Licensed vendors setting up in places that aren’t cleared for vendors is a different issue. Though there are occasionally issues with trucks and carts from Jersey and Long Island that wouldn’t be licensed by/in the city or allowed to operate there setting up. That might be technically unlicensed.

But this is also the sort of thing that’s been shown to not negatively impact the business of stationary businesses. Even having that food truck right in front of you. In fact the presence of street vendors in an area tends to increase foot traffic, which tends to improve overall business for everyone. Especially if a large presence of particularly good vendors, or a particular sort of food cluster in an area. Generating a reputation as a food destination.
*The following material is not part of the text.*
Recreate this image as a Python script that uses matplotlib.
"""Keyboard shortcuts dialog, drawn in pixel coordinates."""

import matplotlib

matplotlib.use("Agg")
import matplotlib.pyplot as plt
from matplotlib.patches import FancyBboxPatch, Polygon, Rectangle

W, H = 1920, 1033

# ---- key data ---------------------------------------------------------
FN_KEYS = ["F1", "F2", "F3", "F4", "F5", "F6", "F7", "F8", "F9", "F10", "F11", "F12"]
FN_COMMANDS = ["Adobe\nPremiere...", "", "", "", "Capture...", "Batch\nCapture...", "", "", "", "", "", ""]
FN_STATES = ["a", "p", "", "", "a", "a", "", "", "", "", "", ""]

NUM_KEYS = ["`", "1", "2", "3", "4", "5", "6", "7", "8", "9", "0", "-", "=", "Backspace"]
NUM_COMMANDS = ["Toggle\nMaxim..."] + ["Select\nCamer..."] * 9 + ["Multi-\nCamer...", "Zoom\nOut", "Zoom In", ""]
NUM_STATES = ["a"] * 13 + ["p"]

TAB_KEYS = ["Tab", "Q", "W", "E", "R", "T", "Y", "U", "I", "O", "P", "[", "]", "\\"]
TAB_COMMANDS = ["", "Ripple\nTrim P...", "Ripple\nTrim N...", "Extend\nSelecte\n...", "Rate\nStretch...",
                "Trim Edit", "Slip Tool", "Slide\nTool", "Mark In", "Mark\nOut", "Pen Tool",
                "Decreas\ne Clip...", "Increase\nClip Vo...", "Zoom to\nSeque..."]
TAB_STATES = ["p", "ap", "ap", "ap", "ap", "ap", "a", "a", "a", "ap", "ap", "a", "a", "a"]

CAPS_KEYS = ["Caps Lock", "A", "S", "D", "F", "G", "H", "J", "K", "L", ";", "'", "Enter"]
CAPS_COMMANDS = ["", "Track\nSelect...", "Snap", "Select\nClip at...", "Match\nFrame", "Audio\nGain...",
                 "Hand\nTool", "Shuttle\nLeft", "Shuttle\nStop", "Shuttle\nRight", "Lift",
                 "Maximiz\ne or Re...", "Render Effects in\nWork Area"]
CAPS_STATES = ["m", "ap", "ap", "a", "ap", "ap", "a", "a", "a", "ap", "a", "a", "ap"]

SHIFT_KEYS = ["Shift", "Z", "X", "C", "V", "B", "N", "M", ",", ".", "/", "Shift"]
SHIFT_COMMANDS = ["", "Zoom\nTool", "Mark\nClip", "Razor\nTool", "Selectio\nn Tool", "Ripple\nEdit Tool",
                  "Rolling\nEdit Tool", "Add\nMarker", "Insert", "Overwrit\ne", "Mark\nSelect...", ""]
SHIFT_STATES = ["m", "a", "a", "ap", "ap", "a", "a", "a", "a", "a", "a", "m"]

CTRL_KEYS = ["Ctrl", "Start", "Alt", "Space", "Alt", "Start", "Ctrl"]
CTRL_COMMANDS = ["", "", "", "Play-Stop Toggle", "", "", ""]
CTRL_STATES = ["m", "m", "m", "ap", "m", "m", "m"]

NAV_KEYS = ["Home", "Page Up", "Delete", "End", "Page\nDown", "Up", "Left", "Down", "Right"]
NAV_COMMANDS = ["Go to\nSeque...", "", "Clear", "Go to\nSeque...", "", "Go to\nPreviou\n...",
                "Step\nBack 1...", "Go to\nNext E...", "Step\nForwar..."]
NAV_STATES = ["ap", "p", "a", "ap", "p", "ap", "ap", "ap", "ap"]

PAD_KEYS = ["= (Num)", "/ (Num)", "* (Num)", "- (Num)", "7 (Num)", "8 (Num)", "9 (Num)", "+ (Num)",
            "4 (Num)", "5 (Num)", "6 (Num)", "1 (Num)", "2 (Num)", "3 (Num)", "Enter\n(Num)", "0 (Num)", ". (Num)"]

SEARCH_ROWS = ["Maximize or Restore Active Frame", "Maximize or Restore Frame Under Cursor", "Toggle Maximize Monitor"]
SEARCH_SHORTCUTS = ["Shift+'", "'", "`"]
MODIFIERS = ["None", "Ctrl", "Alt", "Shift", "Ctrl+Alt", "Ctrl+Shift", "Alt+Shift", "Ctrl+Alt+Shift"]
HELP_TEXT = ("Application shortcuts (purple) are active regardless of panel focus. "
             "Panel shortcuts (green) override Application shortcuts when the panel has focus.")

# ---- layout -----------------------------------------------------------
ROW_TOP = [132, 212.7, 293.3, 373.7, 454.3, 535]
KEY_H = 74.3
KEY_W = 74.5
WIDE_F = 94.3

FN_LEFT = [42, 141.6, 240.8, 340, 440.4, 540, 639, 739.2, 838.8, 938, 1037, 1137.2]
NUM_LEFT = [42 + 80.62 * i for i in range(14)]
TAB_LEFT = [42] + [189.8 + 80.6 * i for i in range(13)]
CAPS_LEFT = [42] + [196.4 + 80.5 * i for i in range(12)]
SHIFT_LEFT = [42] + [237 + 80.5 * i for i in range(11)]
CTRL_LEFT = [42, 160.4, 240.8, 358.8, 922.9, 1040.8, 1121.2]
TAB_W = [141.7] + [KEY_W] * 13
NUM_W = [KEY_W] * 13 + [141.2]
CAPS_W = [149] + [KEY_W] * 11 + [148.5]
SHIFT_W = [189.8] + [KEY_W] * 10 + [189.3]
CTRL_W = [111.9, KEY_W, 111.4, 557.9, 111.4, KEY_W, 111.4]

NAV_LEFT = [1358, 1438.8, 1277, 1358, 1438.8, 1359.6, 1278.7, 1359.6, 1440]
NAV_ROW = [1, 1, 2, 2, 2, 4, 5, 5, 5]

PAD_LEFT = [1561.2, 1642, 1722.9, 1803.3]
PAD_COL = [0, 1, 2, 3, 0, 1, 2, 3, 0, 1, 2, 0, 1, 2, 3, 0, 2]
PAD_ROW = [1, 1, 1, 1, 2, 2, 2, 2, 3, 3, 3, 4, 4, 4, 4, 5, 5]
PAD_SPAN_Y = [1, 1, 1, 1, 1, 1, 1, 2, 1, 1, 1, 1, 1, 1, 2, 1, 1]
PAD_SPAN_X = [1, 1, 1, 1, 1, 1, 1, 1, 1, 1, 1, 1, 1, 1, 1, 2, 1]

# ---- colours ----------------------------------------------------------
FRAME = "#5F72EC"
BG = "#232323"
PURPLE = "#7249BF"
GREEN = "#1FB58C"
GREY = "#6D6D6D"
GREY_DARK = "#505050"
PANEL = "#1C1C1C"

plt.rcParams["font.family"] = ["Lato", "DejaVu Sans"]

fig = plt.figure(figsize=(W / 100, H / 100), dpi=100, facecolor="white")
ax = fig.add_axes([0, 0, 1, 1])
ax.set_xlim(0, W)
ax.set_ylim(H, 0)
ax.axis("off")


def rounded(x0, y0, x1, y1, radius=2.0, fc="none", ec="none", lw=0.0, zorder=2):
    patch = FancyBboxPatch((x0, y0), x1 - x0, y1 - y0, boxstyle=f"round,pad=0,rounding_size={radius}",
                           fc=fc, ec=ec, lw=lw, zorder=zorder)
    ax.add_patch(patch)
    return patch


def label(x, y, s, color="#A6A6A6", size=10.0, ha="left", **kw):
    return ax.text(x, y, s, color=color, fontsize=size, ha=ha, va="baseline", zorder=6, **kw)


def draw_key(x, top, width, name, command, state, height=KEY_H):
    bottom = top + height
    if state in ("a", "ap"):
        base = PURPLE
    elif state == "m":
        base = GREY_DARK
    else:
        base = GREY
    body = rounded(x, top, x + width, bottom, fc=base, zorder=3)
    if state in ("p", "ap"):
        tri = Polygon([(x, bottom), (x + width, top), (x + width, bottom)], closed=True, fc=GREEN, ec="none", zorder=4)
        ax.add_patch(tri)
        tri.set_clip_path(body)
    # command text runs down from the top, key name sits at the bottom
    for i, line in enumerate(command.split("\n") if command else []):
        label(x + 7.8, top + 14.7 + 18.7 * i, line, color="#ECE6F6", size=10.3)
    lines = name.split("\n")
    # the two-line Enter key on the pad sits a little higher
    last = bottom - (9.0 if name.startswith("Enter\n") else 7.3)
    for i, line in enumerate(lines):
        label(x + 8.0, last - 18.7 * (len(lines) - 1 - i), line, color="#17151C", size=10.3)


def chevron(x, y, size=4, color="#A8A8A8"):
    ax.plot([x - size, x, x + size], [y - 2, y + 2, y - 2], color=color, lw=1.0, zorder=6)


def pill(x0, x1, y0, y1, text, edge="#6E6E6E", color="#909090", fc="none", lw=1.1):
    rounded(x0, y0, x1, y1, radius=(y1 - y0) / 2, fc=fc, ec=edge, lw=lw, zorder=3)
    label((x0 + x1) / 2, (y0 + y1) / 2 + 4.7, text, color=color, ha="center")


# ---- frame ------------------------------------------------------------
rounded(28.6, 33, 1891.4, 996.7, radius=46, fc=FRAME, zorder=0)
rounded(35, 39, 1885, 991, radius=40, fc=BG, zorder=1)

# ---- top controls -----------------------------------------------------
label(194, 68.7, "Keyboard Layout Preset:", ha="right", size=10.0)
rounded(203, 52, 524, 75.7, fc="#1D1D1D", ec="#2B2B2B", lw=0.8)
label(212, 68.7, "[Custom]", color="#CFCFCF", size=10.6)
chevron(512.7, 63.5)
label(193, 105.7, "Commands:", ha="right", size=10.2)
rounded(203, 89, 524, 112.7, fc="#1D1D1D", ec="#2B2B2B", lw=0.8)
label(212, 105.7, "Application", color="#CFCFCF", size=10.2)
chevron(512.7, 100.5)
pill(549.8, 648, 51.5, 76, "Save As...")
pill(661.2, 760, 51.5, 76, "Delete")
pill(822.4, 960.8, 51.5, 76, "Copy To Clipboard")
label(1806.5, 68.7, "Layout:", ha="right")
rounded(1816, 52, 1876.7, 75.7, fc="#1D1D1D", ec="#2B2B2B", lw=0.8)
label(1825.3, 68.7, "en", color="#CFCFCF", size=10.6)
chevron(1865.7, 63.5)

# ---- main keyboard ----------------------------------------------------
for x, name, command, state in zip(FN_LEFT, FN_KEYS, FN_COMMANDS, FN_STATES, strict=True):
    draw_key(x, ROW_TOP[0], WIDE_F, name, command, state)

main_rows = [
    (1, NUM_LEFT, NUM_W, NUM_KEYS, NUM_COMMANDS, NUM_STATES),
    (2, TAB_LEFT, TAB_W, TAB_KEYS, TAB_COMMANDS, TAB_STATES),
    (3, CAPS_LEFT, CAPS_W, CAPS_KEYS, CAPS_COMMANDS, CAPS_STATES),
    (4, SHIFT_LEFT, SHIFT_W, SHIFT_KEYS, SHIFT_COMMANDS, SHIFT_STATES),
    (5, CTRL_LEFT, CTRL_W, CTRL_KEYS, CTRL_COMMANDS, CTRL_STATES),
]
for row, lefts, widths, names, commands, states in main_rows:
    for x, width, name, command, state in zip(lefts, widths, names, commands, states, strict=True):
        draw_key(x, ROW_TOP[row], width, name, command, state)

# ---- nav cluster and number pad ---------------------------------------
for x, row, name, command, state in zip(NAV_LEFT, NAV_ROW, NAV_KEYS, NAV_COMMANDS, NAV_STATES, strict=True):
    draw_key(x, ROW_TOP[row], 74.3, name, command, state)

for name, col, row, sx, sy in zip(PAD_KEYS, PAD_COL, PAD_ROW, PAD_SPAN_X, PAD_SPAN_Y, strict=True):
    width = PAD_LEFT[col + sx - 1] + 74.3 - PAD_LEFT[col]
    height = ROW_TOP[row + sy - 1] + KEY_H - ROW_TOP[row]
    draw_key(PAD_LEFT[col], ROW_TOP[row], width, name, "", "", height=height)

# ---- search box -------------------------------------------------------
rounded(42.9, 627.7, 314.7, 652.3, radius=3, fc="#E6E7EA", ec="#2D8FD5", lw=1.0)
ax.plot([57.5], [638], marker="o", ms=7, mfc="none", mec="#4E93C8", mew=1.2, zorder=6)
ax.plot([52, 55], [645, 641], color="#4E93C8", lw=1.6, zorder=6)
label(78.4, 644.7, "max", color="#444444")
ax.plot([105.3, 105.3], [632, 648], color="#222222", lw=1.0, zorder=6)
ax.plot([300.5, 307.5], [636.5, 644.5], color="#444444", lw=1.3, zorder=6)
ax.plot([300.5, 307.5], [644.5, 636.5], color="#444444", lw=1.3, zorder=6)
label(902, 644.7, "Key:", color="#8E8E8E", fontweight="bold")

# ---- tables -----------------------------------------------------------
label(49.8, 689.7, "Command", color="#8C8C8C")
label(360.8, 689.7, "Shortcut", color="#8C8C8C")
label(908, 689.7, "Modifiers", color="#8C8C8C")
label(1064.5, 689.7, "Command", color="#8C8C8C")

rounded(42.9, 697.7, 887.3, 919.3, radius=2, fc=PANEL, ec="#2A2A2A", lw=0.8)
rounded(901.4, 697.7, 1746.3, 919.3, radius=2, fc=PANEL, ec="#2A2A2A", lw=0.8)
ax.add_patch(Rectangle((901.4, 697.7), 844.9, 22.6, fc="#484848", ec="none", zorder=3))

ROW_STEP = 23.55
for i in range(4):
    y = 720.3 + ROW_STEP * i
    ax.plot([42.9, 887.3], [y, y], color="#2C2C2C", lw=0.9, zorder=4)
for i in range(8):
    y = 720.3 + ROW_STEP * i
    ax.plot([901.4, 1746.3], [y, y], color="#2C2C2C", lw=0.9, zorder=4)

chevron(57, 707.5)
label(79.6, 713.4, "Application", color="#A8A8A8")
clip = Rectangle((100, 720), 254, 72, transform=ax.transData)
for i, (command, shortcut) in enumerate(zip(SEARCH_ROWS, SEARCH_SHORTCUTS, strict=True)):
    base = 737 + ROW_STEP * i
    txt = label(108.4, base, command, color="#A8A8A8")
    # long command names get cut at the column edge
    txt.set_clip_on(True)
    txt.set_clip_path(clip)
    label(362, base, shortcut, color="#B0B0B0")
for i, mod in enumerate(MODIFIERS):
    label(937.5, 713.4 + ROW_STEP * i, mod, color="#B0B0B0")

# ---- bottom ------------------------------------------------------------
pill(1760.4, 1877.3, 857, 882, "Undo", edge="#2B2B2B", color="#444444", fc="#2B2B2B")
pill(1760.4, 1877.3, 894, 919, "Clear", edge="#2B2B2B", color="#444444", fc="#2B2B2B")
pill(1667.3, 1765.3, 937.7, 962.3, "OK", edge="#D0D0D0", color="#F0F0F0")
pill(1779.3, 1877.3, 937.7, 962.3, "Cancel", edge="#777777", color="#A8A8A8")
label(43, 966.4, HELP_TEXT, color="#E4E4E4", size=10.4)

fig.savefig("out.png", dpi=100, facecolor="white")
NYC is loaded with neighborhoods where that’s the case, and it’s a large part of what happened with Redhook. And not just at the ball fields. A strong, mostly illicit, street food scene is a big part of what made Redhook a cool place to go hang out. You had the grey market ball field thing, but loose enforcement on where licensed vendors could set up attracted a lot of legit food trucks as well. Along with abundant private parking lots where permission could be had.

That was good for all the local restaurants many of which saw big turn arounds in the early 00’s as this all went down. And the whole shebang combined with low rents attracted a lot of newer restaurants and food business down there. Including multiple old school pickle makers who relocated after getting pushed out of Manhattan, some smoked fish operations that might not exist anymore.

It’s pretty common in the outer boroughs for restaurants with parking lots to invite or give permission for food vendors to set up. As it just overall good for things. It was one of the few options for all those new food trucks in the 00’s. Before the city loosened rules about vendors in street parking or added areas to parks and public land.

That’s what the Street Vendor Project is on about in the quote from the post. They’re not just saying that.

4 Likes

If that’s the case then it must not be the B&M shops on the street that are complaining, so the answer to

if your brick & mortar store is threatened by a street vendor, you need a new business model,

is that that is a straw man.

In any event, haven’t the laws about all of this in NYC changed in the last year or two? More/cheaper licenses, no police enforcement?

1 Like

A similar thing is happening on Facebook Markeptplace. Home-based selling of goods, often “ethnic”. Which to a white male central-Ontario guy, means Indian dishes, Filipino dried fish, cabbage rolls. Chicharon is super popular for some reason. Cash or eTransfer preferred, and curbside pickup.

I’m tempted, but am not going anywhere until stay-at-home order is lifted. I’m a street food enthusiast; I know the risks.